Los Angeles Daily News
May 14, 2015
By Pamela Hartman
Once again, the fate of an important national immigration policy hinges on Texas. Thirty-three years ago it was a Texas lawsuit that decided whether undocumented children would be allowed to attend public schools. The answer then was “yes.”
This summer an appellate court will decide upon the legality of a Texas judge’s injunction which, if upheld, would prevent President Obama from deferring deportation for millions of undocumented immigrants.
In the intervening years, the political landscape has shifted. And not in a good way.
In 1982 the Supreme Court held in Plyler v. Doe that Texas violated equal protection by enacting a statute prohibiting undocumented children from attending public schools. The ruling was passed by the narrowest of margins, 5-4. Justices in the majority rejected Texas’ argument that educating undocumented children would cause undue economic burden on the state.
The opinions of the justices reflected the humanistic values of that era. Children were innocents. They would not be punished for the actions of their parents.
In his new book “Immigration Outside the Law,” UCLA law professor Hiroshi Motomura provides a peek into that world. He quotes from The New York Times editorial page, which noted then, “any other result would have been a national disgrace. It was intolerable that a state so wealthy and so willing to wink at undocumented workers should evade the duty — and ignore the need — to educate all its children.”
Today the question being decided is whether the government can grant work permits and temporary relief from deportation to the undocumented parents of children born in the United States.
So far the Texas court has shown no inclination to acknowledge an obligation to assist the millions of parents of U.S. citizens who could be deported. The Texas judge who stayed President Obama’s executive order did not ruminate on whether society has a duty to avoid separating families. The judge never acknowledged any contribution to the state by millions of workers in the shadows.
Instead, he characterized the president’s initiative, which would provide work permits to the parents of children born here, as an example of the executive branch exceeding its authority.
The decision to enjoin the programs involved dry legal issues such as whether Texas had standing to sue, and whether the executive branch could act without congressional input. But peel away the layers and at its core the case reflects how the judge — and society at large — perceive these immigrants.
In his opinion in February, Brownsville Judge Andrew Hanen resurrected the same case that Texas failed to prove more than 30 years ago: that illegal immigrants pose an undue economic burden on Texas. The judge delved into the minutia of how much Texas would have to spend to issue driver’s licenses to undocumented immigrants protected by President Obama’s initiative, never considering how much Texas benefits from its shadow labor force.
And he went further, conflating illegal immigration with the threat of terrorism.
“While the States are obviously concerned about national security, they are also concerned about their own resources being drained by the constant influx of illegal immigrants into their respective territories, and that this continual flow of illegal immigration has led and will lead to serious domestic security issues directly affecting their citizenry,” the judge wrote.

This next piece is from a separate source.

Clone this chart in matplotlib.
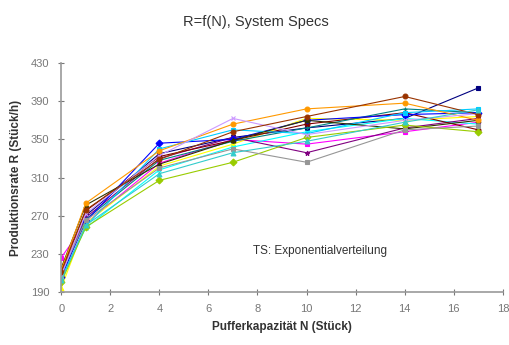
import matplotlib.pyplot as plt

plt.rcParams['font.family'] = ['Liberation Sans', 'DejaVu Sans']

N = [0, 1, 4, 7, 10, 14, 17]

# Produktionsrate je Simulationslauf
s01 = [205, 270, 335, 352, 362, 372, 404]
s02 = [226, 262, 325, 350, 345, 358, 368]
s03 = [194, 262, 322, 345, 372, 370, 374]
s04 = [205, 257, 318, 342, 358, 372, 366]
s05 = [210, 268, 330, 352, 336, 362, 372]
s06 = [212, 275, 332, 349, 366, 378, 360]
s07 = [208, 266, 328, 348, 362, 382, 378]
s08 = [206, 264, 346, 350, 370, 376, 378]
s09 = [203, 259, 340, 360, 356, 378, 382]
s10 = [215, 281, 324, 349, 370, 361, 370]
s11 = [213, 283, 338, 366, 382, 388, 370]
s12 = [200, 258, 307, 326, 352, 365, 358]
s13 = [209, 265, 320, 340, 326, 360, 364]
s14 = [207, 272, 333, 372, 355, 370, 377]
s15 = [211, 276, 329, 358, 374, 395, 376]
s16 = [202, 260, 314, 336, 348, 368, 381]

series = [s01, s02, s03, s04, s05, s06, s07, s08,
          s09, s10, s11, s12, s13, s14, s15, s16]
colors = ["#000080", "#ff00ff", "#ffff00", "#00ffff", "#800080", "#800000",
          "#008080", "#0000ff", "#00ccff", "#333300", "#ff9900", "#99cc00",
          "#969696", "#cc99ff", "#993300", "#33cccc"]
markers = ["s", "s", "^", "x", "*", "o", "+", "D",
           "s", "^", "o", "D", "s", "x", "o", "^"]

fig = plt.figure(figsize=(5.1, 3.45), dpi=100)
ax = fig.add_axes([0.12, 0.154, 0.866, 0.663])

for vals, c, m in zip(series, colors, markers):
    ax.plot(N, vals, color=c, marker=m, markersize=3.5, linewidth=0.8,
            markeredgewidth=0.8)

ax.set_xlim(0, 18)
ax.set_ylim(190, 430)
ax.set_xticks(range(0, 19, 2))
ax.set_yticks(range(190, 431, 40))

for side in ["top", "right"]:
    ax.spines[side].set_visible(False)
for side in ["left", "bottom"]:
    ax.spines[side].set_color("#999999")
    ax.spines[side].set_linewidth(1.2)
ax.tick_params(direction="inout", length=5, width=0.8, color="#777777",
               labelsize=8, labelcolor="#777777", pad=6)

ax.set_xlabel("Pufferkapazität N (Stück)", fontsize=8.5, fontweight="bold",
              color="#333333", labelpad=5)
ax.set_ylabel("Produktionsrate R (Stück/h)", fontsize=8.5, fontweight="bold",
              color="#333333", labelpad=6)
fig.text(0.502, 0.935, "R=f(N), System Specs", ha="center", va="center",
         fontsize=10.5, color="#333333")
ax.text(7.8, 233, "TS: Exponentialverteilung", fontsize=8.5, color="#333333",
        va="center")

fig.savefig("out.png", dpi=100)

A population of hard-working parents of U.S. citizens had become a menacing horde invading our shores and threatening our security.
The underlying case still sits with Judge Hanen awaiting further deliberation. The government appealed Judge Hanen’s injunction; whether or not that injunction will be overturned now lies with the Fifth Circuit Court of Appeals in New Orleans. Will that court have the courage to address our responsibility to the families who inhabit our shadow labor pool?
I long for the days when judicial decisions had sweep and grandeur. We were a country on the rise, so big and powerful that we could look at ourselves and know we could do better. Today’s legal drama in Texas reflects a country that is diminished. Our concerns are narrow and miserly.
We will soon see which of our nation’s inclinations wins out — to punish and blame a vulnerable population or to accept and welcome them into our society.
Pamela Hartman is a certified immigration law specialist in Los Angeles. She serves on the executive committee of the immigration section of the Los Angeles County Bar Association.